Game 1 was tight through and through until Paul Blair finally singled home Willie Randolph in the 12th inning. The Dodgers owned Game 2 after the lineup jumped on Catfish Hunter, who hadn’t pitched in over a month. The Yankees then held on for two close victories in Games 3 and 4 before the Dodgers dominated again in Game 5.
But in the end, it was Jackson’s Game 6 heroics that decided everything.
1978
Everyone loves a rematch and the Dodgers seemed primed to win this World Series quickly. The Yankees only made the playoffs after winning a one-game playoff in Boston and had otherwise been streaky all year. Sure enough, Los Angeles took the first two games at Dodger Stadium and outscored the Yankees 15-8.

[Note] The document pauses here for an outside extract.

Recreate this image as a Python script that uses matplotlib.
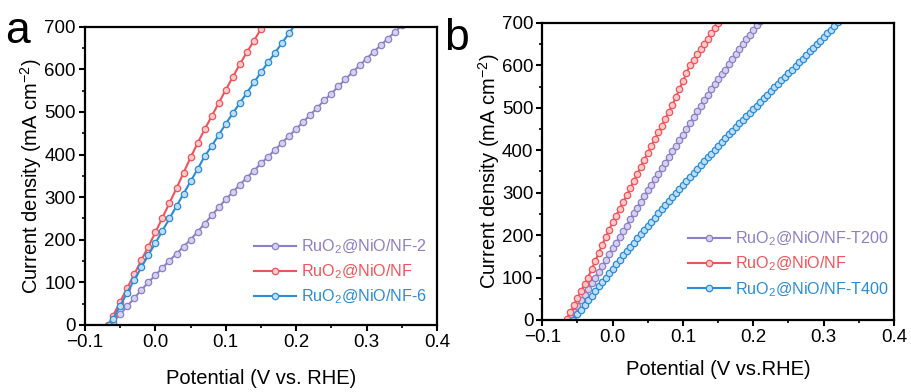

The scene shifted back to Yankee Stadium, and the Bronx Bombers arrived. New York took Game 3 easily with Cy Young winner Ron Guidry on the mound, and then won Game 4 on Lou Piniella’s walk-off RBI single after trailing 3-0 earlier in the game.
Game 5 was a 12-2 blowout and enough to swing all momentum towards the Yankees. They won Game 6 at Dodger Stadium by a decisive 7-2.
1981
Lucky for the Dodgers, they’re the victors in this long rivalry’s most recent chapter. 1981 was something of a weird season, as a midyear strike interrupted play. After a two-month stoppage, MLB decided the best solution was “splitting” the season in two: The first-place teams pre-strike would get playoff spots, and in turn would play whomever finished first in the games after play resumed.
New York and LA, both of whom were in first place before the strike, were the last teams standing come the World Series. It looked like another typical result early on with the Yankees winning the first two games at home.
The Dodgers had clearly had enough. Los Angeles attacked early to win Game 3 behind a strong start from Fernando Valenzuela. In Game 4, the Dodgers trailed 4-0 before the lineup rallied en route to an 8-7 win. LA came from behind again in Game 5 when Steve Yeager and Pedro Guerrero’s back-to-back homers sealed a 2-1 win.
The momentum game was over, and the Dodgers won Game 6 at Yankee Stadium, 9-2.